Fooling the Gods?

Language Hat has an interesting post on the etymology of ‘theodolite’, which he treats as some kind of exotic or obsolete scientific instrument. I have used one on the job, though not in the last quarter-century. From 1978 to 1982 I worked for a company that measured air pollution from moving trucks and airplanes, a process my boss invented, and we used theodolites to measure the winds at various altitudes. They were not carried along on the trucks and planes, but set up on the ground to track pink gas-filled balloons. As I recall, a theodolite is just a device to measure the precise direction in three-dimensional space from one’s own location to any object within sight. For instance, it may show that a neighboring hilltop or mountain peak is located at a bearing of 343°, i.e. north by northwest, and 12° above horizontal. It’s basically a small telescope on a tripod, with a plumb bob to level the platform, a compass to line it up north and south, and horizontal and vertical cranks with numbered dials to aim the sight and measure the vertical angle above (or slightly below) the plane of the earth’s surface and the horizontal angle clockwise from due north.

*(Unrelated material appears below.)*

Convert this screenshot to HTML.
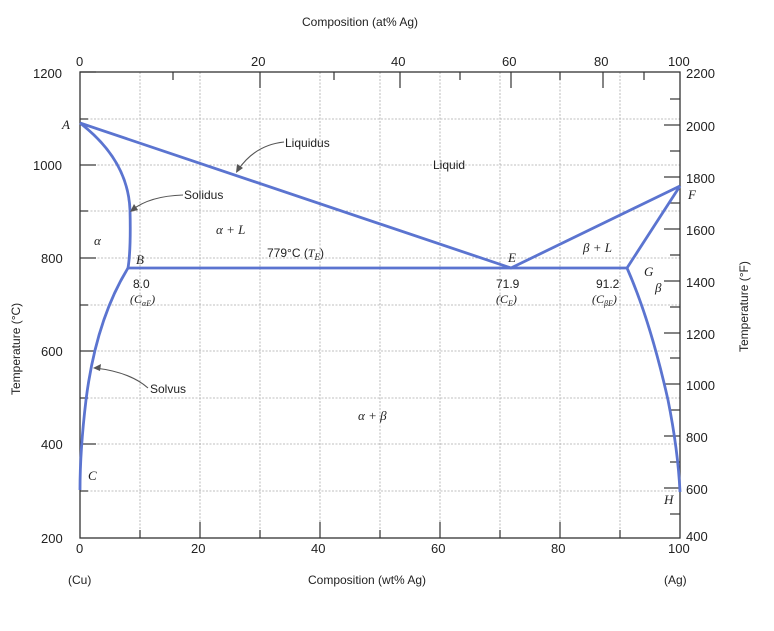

One worker would turn the two cranks to keep the balloon in sight of the little telescope as long as she could, while another recorded the azimuth and elevation at set intervals of time. Our primitive computers (7K RAM, 40-character LED display, audio-casette storage — a bargain at $15,000 each) would then calculate the wind direction and (I think) speed at various heights, or perhaps we did that part on graph paper — it’s been a long time. As I recall, plumes emitted from power plants tended to skew clockwise as they went up, and sometimes had more complex shapes. We needed to know where the winds were blowing to decide where to send the truck or airplane.

As for the etymology, I told my fellow-workers at the time (an overeducated bunch) that ‘theo-dol-ite’ should mean ‘an instrument to fool the gods’. We looked it up, and Webster’s or Funk and Wagnall’s or whoever it was said that it means ‘an instrument for seeing clearly’. If so, the inventor messed up two of the vowels, since that should be a ‘theadelite’.